À l’instar de Jean-Marie Pobelle, ancien président de la chambre d’agriculture, l’éleveur Claude Taillard aux Fins a vécu la mise en place d’une filière qui fait aujourd’hui la fierté du Haut-Doubs. Il se souvient.

Au hameau de Chez le Roy, aux Fins, la ferme Taillard est emblématique de cette organisation désormais bien huilée de la filière montbéliarde et comté. Un solide G.A.E.C., membre de la coopérative des Suchaux, contribue comme autant d’autres exploitations à ce subtil équilibre entre producteurs de lait, coopératives fromagères et affineurs. Les Fins, berceau de la race montbéliarde, se targuent d’ailleurs d’être aujourd’hui encore avec une quarantaine d’exploitants sur une vingtaine de fermes, la commune la plus agricole du Doubs.

Mais pour en arriver là, “ce fut un très long combat, car tout le monde n’avait pas la même vision des choses dans les années soixante-dix” se souvient Claude Taillard. Une époque où le comté s’appelait encore gruyère de comté et où les exploitants partageaient leur production entre gruyère et emmental. “À cette époque, les Bretons se sont mis à construire de grosses usines pour fabriquer de l’emmental. Il s’est ensuivi une banalisation du produit et une inévitable baisse des prix. On n’aurait pas pu lutter bien longtemps, il a donc fallu que la filière s’organise autrement.”

Producteur de lait aujourd’hui retraité, Claude Taillard a également été président de l’U.P.R.A. Montbéliarde de 1997 à 2007.

Certains étaient pourtant partisans de cette course au gigantisme. “Je me souviens d’un directeur des services agricoles qui avait dit : “Il y a 400 coops dans le Doubs, c’est 399 de trop !” Heureusement, la profession a réagi.” Et certains acteurs de la filière lait, l’ancien maire de Loray Jean-Marie Pobelle en fut un, ont réagi. “On doit aussi l’organisation de la filière à des gens comme René Poly, un Jurassien qui avait été nommé directeur de l’agriculture en Franche-Comté. Il avait réussi quelques années plus tôt à fédérer les viticulteurs de Champagne en créant un comité interprofessionnel. Il a incité la profession à faire le même travail au sein du C.I.G.C.”

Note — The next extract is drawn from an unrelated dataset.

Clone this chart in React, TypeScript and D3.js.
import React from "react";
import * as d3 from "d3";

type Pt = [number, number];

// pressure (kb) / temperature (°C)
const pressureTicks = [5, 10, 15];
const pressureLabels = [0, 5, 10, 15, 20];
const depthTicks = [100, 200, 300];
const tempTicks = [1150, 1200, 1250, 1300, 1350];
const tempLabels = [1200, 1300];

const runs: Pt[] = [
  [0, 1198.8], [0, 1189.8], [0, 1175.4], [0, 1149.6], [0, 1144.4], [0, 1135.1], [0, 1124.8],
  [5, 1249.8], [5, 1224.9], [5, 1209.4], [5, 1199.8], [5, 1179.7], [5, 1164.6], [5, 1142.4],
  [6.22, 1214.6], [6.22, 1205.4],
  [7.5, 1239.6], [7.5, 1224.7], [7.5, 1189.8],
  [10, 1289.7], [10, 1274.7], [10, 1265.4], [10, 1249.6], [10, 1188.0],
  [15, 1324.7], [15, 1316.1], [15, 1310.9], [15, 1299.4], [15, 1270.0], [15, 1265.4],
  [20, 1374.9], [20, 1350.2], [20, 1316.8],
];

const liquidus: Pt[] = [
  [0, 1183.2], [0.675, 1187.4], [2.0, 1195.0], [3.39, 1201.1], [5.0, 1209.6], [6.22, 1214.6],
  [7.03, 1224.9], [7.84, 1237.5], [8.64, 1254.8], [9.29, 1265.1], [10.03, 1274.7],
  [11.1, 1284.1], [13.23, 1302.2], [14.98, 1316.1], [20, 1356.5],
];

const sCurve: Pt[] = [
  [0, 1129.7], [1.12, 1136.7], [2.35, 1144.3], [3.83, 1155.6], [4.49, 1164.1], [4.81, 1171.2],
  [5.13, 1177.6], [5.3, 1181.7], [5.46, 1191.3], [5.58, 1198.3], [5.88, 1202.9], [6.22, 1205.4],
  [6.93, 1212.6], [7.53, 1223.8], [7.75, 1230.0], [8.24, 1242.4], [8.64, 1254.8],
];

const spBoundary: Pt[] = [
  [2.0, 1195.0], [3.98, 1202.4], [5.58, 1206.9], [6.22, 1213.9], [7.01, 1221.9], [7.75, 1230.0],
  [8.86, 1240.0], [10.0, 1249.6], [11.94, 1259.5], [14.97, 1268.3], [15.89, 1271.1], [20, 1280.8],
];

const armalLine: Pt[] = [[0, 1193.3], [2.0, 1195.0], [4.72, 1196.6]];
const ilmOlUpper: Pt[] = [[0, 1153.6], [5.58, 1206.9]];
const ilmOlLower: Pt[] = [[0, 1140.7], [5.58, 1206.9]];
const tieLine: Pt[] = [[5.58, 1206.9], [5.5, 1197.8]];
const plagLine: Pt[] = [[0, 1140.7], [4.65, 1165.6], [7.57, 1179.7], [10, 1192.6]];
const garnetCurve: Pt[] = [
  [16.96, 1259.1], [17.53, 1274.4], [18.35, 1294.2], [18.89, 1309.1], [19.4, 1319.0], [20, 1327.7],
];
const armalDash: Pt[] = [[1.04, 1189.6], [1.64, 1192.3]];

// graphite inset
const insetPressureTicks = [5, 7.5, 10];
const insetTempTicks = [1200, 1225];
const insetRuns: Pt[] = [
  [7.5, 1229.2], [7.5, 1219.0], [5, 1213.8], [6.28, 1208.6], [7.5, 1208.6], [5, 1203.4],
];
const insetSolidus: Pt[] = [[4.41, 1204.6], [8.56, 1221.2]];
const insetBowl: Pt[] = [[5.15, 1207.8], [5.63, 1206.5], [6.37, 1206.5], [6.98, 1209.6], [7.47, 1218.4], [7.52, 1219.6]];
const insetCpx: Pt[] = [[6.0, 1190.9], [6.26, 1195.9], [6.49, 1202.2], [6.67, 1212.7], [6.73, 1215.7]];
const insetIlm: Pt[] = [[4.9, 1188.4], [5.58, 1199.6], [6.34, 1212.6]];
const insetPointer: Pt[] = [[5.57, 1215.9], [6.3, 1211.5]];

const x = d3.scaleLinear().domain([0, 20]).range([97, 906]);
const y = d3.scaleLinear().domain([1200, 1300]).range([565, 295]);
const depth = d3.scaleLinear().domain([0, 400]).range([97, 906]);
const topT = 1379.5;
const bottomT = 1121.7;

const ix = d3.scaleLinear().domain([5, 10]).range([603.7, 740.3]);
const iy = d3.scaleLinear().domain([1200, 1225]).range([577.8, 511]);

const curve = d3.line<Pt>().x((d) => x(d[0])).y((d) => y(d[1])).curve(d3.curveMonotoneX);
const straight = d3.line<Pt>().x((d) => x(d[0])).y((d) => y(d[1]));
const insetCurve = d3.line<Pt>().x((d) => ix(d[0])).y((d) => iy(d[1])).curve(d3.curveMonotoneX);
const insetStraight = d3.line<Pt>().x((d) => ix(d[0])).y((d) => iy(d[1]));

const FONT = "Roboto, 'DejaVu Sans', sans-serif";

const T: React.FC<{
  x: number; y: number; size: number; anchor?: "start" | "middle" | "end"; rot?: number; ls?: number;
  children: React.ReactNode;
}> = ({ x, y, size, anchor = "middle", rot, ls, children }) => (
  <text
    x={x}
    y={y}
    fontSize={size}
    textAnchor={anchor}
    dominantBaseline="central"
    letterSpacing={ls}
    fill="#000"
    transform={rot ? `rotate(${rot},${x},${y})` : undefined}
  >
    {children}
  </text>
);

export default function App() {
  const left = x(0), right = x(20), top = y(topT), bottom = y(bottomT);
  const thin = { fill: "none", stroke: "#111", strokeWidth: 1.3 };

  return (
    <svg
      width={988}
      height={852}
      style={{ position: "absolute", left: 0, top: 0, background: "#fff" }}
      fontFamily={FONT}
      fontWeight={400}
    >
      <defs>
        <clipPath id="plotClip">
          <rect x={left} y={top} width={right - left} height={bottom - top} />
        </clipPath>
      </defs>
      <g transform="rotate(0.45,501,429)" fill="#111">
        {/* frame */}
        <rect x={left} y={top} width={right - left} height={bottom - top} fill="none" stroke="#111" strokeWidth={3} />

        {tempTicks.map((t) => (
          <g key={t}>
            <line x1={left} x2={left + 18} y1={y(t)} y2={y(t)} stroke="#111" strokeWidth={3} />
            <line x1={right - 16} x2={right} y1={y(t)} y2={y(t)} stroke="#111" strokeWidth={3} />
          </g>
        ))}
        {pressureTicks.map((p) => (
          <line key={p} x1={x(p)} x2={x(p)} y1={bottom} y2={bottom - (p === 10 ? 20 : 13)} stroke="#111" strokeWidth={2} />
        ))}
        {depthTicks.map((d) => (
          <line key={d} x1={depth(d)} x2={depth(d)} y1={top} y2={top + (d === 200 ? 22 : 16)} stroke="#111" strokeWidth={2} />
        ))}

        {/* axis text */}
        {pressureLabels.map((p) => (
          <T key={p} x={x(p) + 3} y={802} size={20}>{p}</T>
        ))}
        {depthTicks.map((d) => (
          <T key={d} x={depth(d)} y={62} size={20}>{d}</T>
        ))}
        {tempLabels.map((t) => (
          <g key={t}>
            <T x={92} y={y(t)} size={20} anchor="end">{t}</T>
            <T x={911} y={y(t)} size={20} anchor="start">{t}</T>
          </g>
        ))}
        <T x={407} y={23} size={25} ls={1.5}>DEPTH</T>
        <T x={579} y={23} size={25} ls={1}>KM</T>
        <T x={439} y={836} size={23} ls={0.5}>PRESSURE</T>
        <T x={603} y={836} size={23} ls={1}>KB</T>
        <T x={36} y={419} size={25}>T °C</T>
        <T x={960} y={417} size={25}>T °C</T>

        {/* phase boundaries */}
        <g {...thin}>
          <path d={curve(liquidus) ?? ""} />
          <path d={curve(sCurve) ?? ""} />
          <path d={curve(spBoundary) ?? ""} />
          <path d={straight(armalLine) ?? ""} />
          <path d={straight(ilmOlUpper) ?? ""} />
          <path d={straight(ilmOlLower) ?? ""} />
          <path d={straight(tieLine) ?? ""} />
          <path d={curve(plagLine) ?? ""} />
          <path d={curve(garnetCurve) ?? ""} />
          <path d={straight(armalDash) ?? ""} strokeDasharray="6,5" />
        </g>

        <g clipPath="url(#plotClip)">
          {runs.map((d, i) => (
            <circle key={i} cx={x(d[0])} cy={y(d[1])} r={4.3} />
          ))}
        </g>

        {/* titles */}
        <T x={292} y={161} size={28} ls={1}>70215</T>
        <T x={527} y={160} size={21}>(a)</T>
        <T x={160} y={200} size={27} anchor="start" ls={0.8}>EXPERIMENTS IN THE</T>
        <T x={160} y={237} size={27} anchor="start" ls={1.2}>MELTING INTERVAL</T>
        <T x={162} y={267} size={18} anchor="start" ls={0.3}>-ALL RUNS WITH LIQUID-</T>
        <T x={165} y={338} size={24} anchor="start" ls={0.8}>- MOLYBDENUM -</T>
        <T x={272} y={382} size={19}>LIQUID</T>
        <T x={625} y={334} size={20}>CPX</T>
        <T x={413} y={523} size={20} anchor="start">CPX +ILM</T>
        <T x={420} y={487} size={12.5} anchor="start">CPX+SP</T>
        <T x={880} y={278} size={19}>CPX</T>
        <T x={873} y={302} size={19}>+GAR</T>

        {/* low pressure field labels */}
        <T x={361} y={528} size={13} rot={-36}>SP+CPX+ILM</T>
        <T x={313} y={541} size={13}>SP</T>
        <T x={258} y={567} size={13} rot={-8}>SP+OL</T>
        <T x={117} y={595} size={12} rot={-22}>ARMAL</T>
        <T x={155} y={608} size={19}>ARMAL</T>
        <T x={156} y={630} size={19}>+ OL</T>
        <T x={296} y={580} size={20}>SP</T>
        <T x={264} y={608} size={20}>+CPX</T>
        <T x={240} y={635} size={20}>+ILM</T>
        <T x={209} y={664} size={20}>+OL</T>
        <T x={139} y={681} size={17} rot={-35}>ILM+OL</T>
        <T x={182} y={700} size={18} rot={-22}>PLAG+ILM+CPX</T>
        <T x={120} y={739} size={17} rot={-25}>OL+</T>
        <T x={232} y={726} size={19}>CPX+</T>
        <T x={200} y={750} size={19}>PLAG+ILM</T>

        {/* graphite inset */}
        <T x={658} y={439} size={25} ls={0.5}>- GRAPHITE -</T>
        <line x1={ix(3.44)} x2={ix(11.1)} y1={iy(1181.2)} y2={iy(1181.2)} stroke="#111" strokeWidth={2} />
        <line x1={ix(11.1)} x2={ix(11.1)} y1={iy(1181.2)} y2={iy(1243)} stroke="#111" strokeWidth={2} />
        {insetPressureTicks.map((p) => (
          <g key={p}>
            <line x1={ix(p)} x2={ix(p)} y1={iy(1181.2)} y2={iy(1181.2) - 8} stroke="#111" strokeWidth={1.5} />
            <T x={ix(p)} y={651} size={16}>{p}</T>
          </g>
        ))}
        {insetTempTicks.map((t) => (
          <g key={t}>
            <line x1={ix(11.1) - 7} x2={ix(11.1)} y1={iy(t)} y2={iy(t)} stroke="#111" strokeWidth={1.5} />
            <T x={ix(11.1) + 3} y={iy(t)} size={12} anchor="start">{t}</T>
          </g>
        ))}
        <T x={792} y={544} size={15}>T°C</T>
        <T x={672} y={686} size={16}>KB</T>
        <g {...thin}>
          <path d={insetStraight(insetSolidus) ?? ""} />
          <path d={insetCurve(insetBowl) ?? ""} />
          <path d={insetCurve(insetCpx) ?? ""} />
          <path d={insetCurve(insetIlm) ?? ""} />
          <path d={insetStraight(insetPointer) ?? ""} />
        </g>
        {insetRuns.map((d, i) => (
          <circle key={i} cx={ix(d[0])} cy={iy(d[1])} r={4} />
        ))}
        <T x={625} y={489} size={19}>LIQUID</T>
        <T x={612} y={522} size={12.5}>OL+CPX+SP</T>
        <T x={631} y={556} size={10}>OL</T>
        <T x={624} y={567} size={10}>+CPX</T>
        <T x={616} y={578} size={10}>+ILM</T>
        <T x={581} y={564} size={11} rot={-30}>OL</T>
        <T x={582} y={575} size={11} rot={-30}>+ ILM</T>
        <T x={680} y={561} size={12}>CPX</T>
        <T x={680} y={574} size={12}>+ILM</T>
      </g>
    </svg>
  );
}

Le comté avait alors choisi son camp : celui de la qualité, avec la mise en place d’un cahier des charges strict, une livraison du lait au maximum à 25 km du lieu de production, l’instauration des plaques vertes, etc. “Mais pendant longtemps, le prix du lait a eu du mal à décoller. Il a fallu attendre le début des années 2000 pour que cette politique commence à payer, avec un prix du lait correct” se remémore Claude Taillard.

La notoriété du comté a commencé à s’imposer dans la région et rapidement bien au-delà des frontières régionales. Les affineurs ont joué le jeu, en laissant toute latitude au producteur pour la transformation de son lait et aux coopératives la possibilité de dénoncer son contrat avec l’affineur quand il le souhaite. Même liberté pour le producteur qui peut quitter sa coopérative et toute la filière se tient ainsi dans une relation gagnant-gagnant. Aujourd’hui, le lait de la filière A.O.P. comté est vendu aux environs de 600 euros la tonne par les producteurs, contre 400 euros pour du lait standard hors zone A.O.P. Ces bons prix ont permis aux coopérateurs d’investir lourdement dans la modernisation de l’outil de production. Les 10 producteurs affiliés à la coopérative des Suchaux ont ainsi pu investir la bagatelle de 4,5 millions d’euros pour la récente réfection des caves. “Mais tout cela ne s’est pas fait du jour au lendemain, résume Claude Taillard. Il a fallu plusieurs décennies pour trouver ce bon équilibre.”

La bonne santé de la filière comté ne doit pas masquer pour autant les difficultés globales de la profession agricole. Pour Claude Taillard, “un pays comme la France qui ne serait pas capable de nourrir sa population et qui importe 40 % de sa viande ou de ses fruits et légumes, c’est incompréhensible !” juge-t-il.